Réunion du jeudi 29 août 2019 à 11h30
Commission spéciale chargée d'examiner le projet de loi relatif à la bioéthique

Serge Uzan, vice-président du Conseil national de l'Ordre des médecins :

Il n'y a donc plus de pathologie qui induit ces actes.

Le second point est que beaucoup disent qu'il n'y a pas de pathologie à la source de ces des situations difficiles. C'est un peu délicat, mais, nous allons avoir à nous poser ces questions très honnêtement. Je ne crois pas qu'il appartienne à l'Ordre de répondre à ces questions sociétales. Ce n'est pas pour me défausser, mais les questions et les situations que vous avez évoquées sont des questions de société ne relevant pas vraiment de notre champ de compétences. En plus, vous imaginez que l'avis de plus de 200 000 médecins sur la question ne va pas être facile à recueillir de façon cohérente.
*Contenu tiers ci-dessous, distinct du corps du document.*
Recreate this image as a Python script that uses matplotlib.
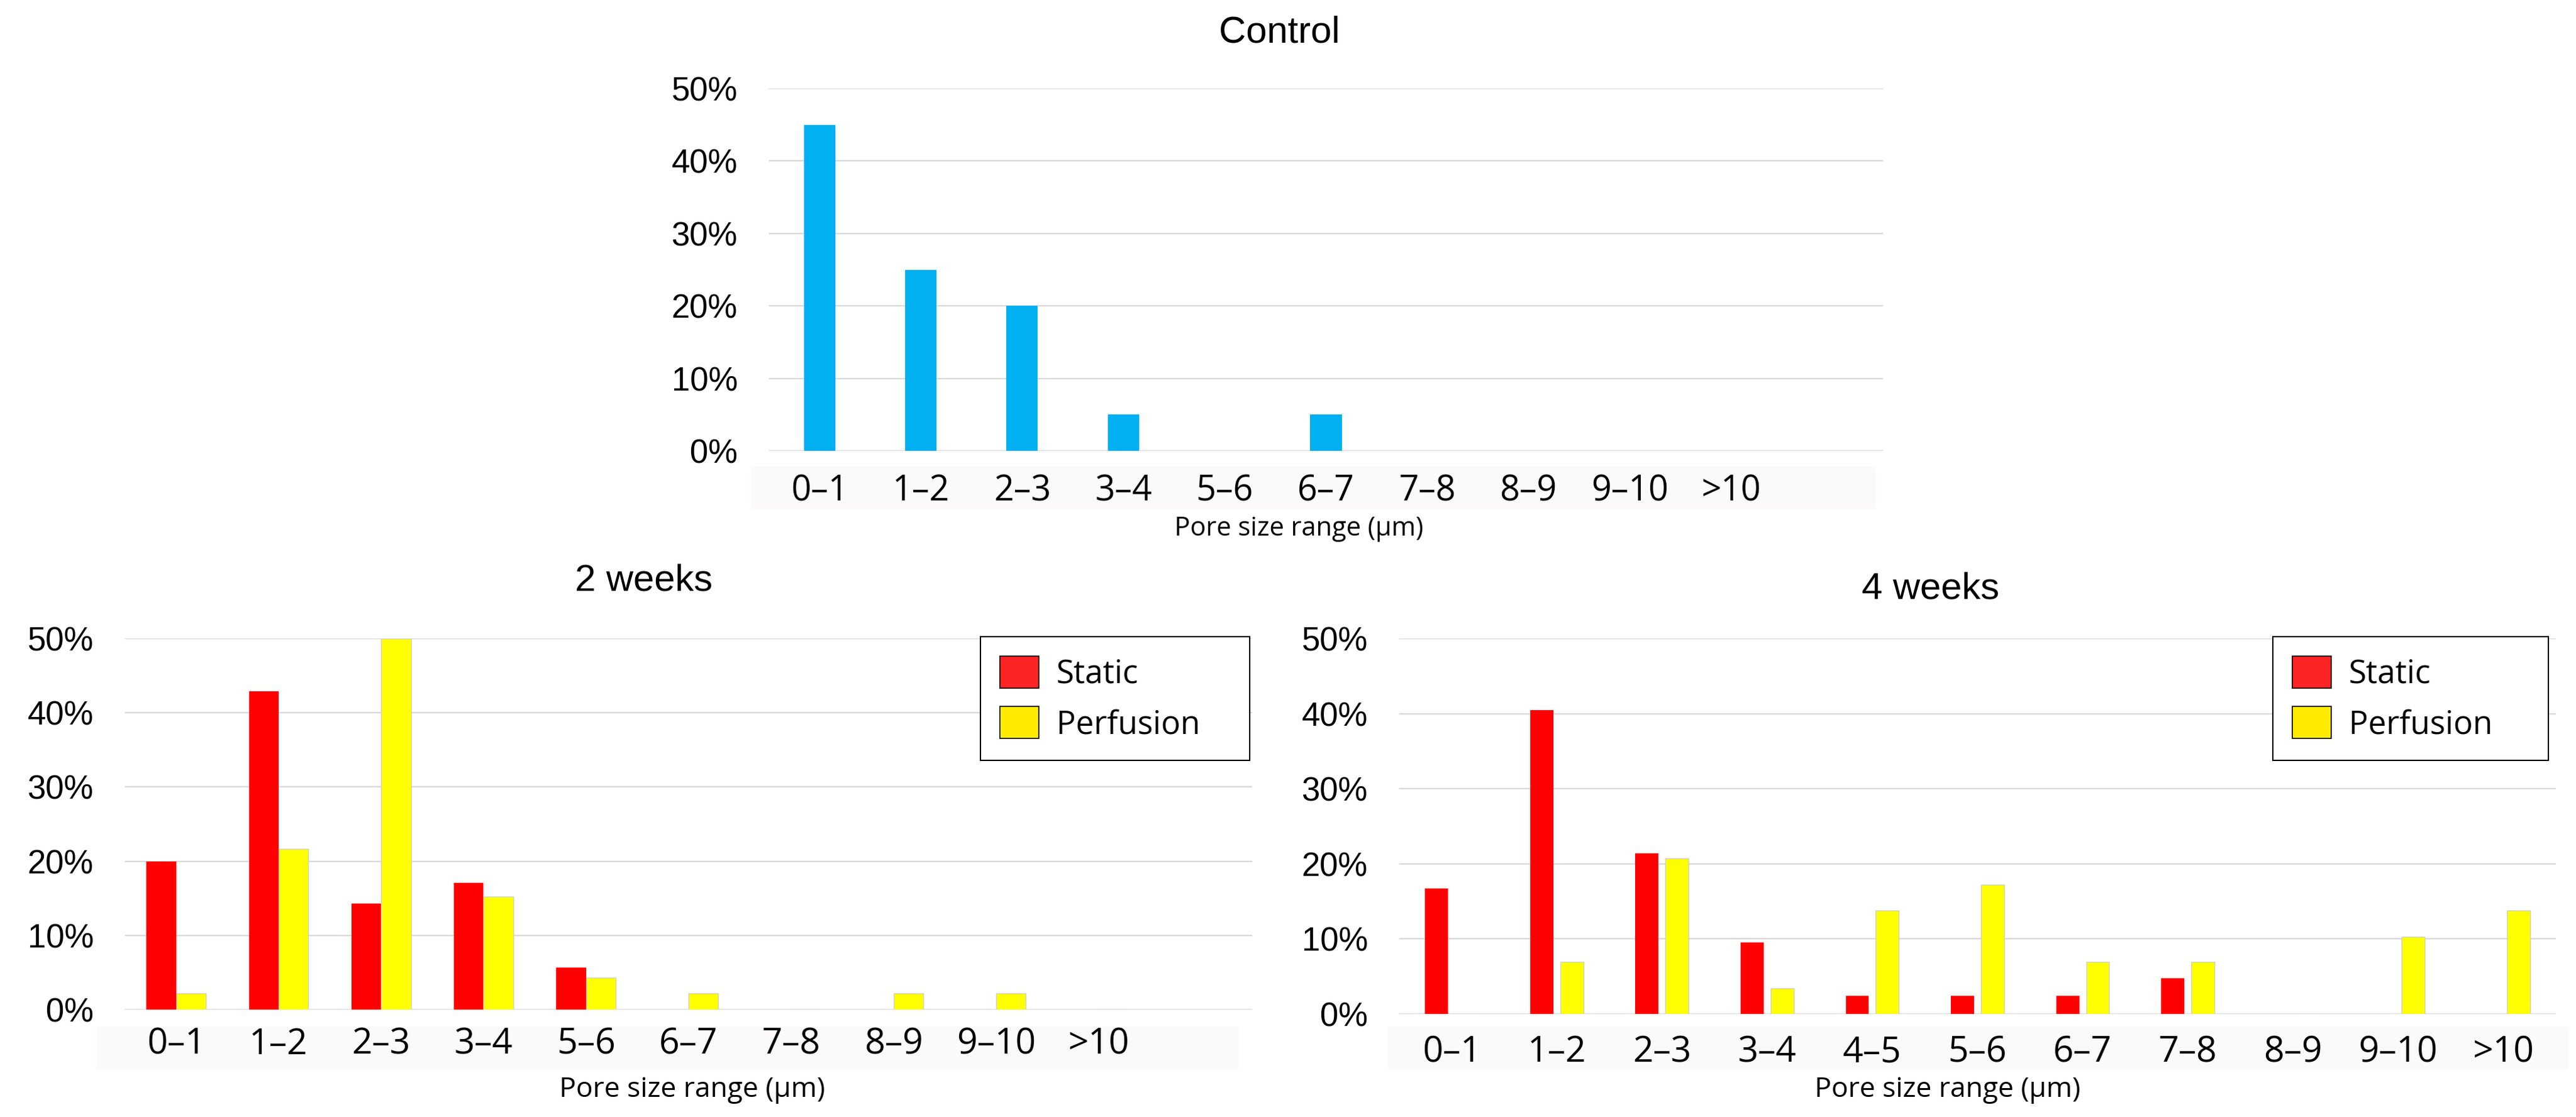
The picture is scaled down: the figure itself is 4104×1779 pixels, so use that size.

J'ai évoqué l'idée de stratifier les données non identifiantes et cela pourrait être une solution. Nous avons été gênés que l'on dise qu'un médecin serait capable de donner une information cohérente à un patient sur un algorithme, avant de lui demander le consentement de l'utiliser. La plupart des algorithmes sont totalement inaccessibles aux médecins, pour deux raisons : soit par leur complexité constitutionnelle, soit par le fait que l'algorithme a fait l'objet d'un brevet et qu'il est protégé. C'est pour cela que nous utilisons parfois le terme de « boîte noire ». Il est d'ailleurs étonnant que nous utilisions le même terme de « boîte noire » pour, d'une part, expliquer que nous ne comprenons rien à l'algorithme et, d'autre part, comprendre ce qui s'est passé dans un accident d'avion. Il y a une petite incohérence qui montre bien que parfois, nous n'utilisons pas les bons termes. Un médecin ne comprend d'ailleurs pas forcément comment fonctionne le médicament qu'il donne. Il faudra donc l'équivalent d'une labellisation ou d'une certification des algorithmes. C'est un domaine que je connais bien : j'utilise assez couramment des algorithmes, mais je ne peux pas savoir comment et à quel moment cela va fonctionner.

J'appartiens à un groupe qui réfléchit sur ce que l'on appelle les biais algorithmiques. Ils sont extrêmement fréquents. Parfois, nous n'avons aucune explication. Une société anglaise basée à Cambridge nous a produit un algorithme de calcul de risque de cancer. Il y avait un biais, selon que nous rentrions les données du côté père ou du côté mère, alors que c'était la même famille. C'était clairement un problème de biais algorithmique mécanique, à l'intérieur de l'algorithme, de la même façon qu'il peut y avoir une panne dans un système électronique. Il y a même des sociétés qui ont proposé que l'on qualifie les algorithmes de personnalités électroniques. Nous en reparlerons peut-être.

Souvent, le médecin ne sait pas ce qu'il y a dans l'algorithme et il ne sait pas l'expliquer ; il faut d'emblée proposer une procédure qui nous rassure sur l'utilisation ou non d'un algorithme. Par exemple, la Food and Drug Administration (FDA) vient de labelliser un algorithme d'analyse automatique de la rétinopathie chez les diabétiques. Le médecin qui va l'utiliser le fera comme il utilise un médicament.